I notice on the close-ups of the player’s faces, they all look like they’re getting away with something. Which I guess they are. Oddly enough, after all the offensive hype, Oil Can has a perfect game going as the home team is up 6-0. The contrast of the home and visiting team at-bats is an elegant balance of cacophonous pop music loops and cheers with athletic facility calm when you can hear a security guard sneeze (oh no!) along with Mamet-style dugout banter directed at the diamond. By 6:05 a.m. it’s light outside and this guy still has his perfecto going. I believe I jinxed it a t 6:01 a.m. as the first redneck flatbed truck rolled down my street without a muffler. There are 789 viewers still as a brilliant 3-1 put-out maintains the perfecto. “What would John Sterling have said after that play?” I asked Margo, giving me another death-stare. (Margo is a Staffordshire terrier “rescue from the south” so she is probably a Braves fan and Wolves supporter. Yikes.)
By 6:20 a.m. the Rakuten battery has passive-aggressively goaded the home plate ump and they’re getting no calls. I notice up the right field line there’s a trashed Tiki Bar pavilion with a few stray medicine balls stored in a wagon and an ailanthus tree seems to have made it all the way from Brooklyn to peer over an errant piece of rigged fencing. A foul ball goes out of the stadium to left and the camera catches the glowing McDonald’s arches out in the streetscape of nighttime Tainan. There’s a Pizza Hut ad on the right field stands, so 1980s American fast food is well represented. And we won’t mention 7-Eleven, which seems to be a cultural superpower over there.
Announcer Keith isn’t sold on Shih’s breaking stuff that’s drifting dangerously high by 6:27 a.m. Camera shutters can be heard loudly after each pitch. There’s a Dave Winfield-style bat throw toward the stands that earns five replays. Announcer Keith continues to guess pitches to be thrown by Shih, with a Monkeys batter named Lan fouling off a shit-ton of pitches. Finally, at 6:35 a.m., Shih’s perfecto and no-hitter is gone with a double to the gap by a Monkey. As was the case very often last Sunday morning, the outfielders bobbled the ball, which allowed the Rakuten batter to advance to second base.
Former MLBer Jaimie Navarro is the pitching coach for Tainan. He’s a Puerto Rican who won 116 games over 12 seasons in MLB, mostly with the Brewers. He doesn’t look happy as he towers over his translator named “Tiger” as together they make a mound visit to settle his starter who still has a 6-0 advantage. Announcer Keith said that is “not a safe lead” in this league.

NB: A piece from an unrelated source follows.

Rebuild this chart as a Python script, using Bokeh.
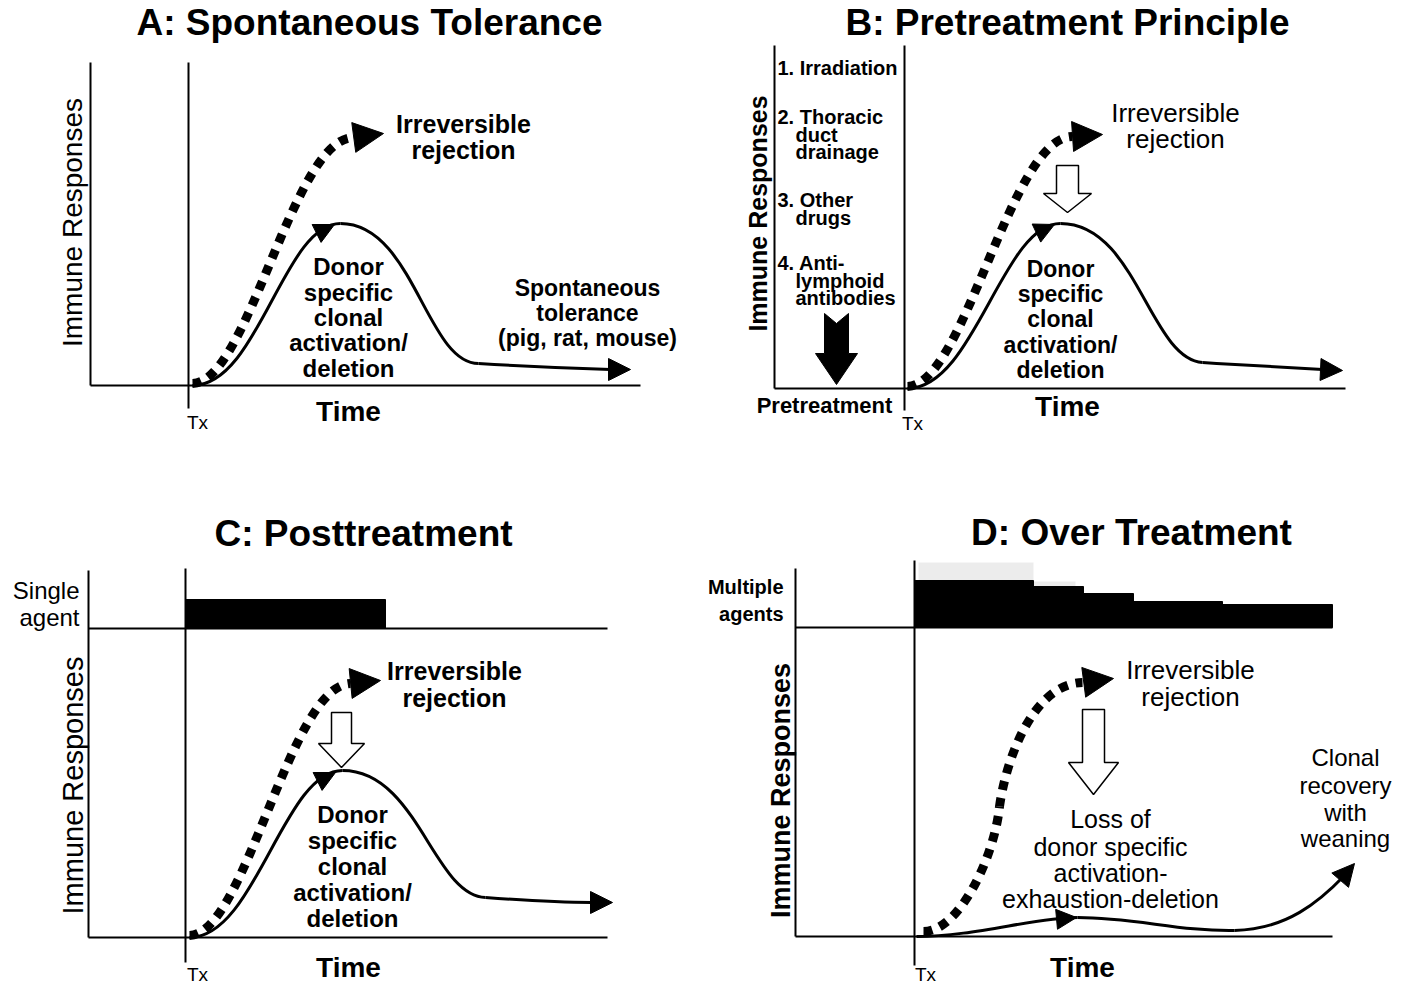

I refresh the original Twitter feed and by 8:43 a.m. the number had ballooned to 1.8K viewers. The later innings featured some sweet double plays. There was a submariner reliever. More outfield bobbles. By 9:01 a.m. the game was over on a fly-out to right. A gorgeous fly-out to right. UniLions win 12-5, take the series, hope to gain more ground on Monkeys. I was a changed man the rest of the day. Didn’t know quite why, but I felt different. My long drive to the faraway wine store dropped a baseball fortune cookie into my lap. In my dreams I break it open and the little slip of paper reads: “Let’s Play Two!”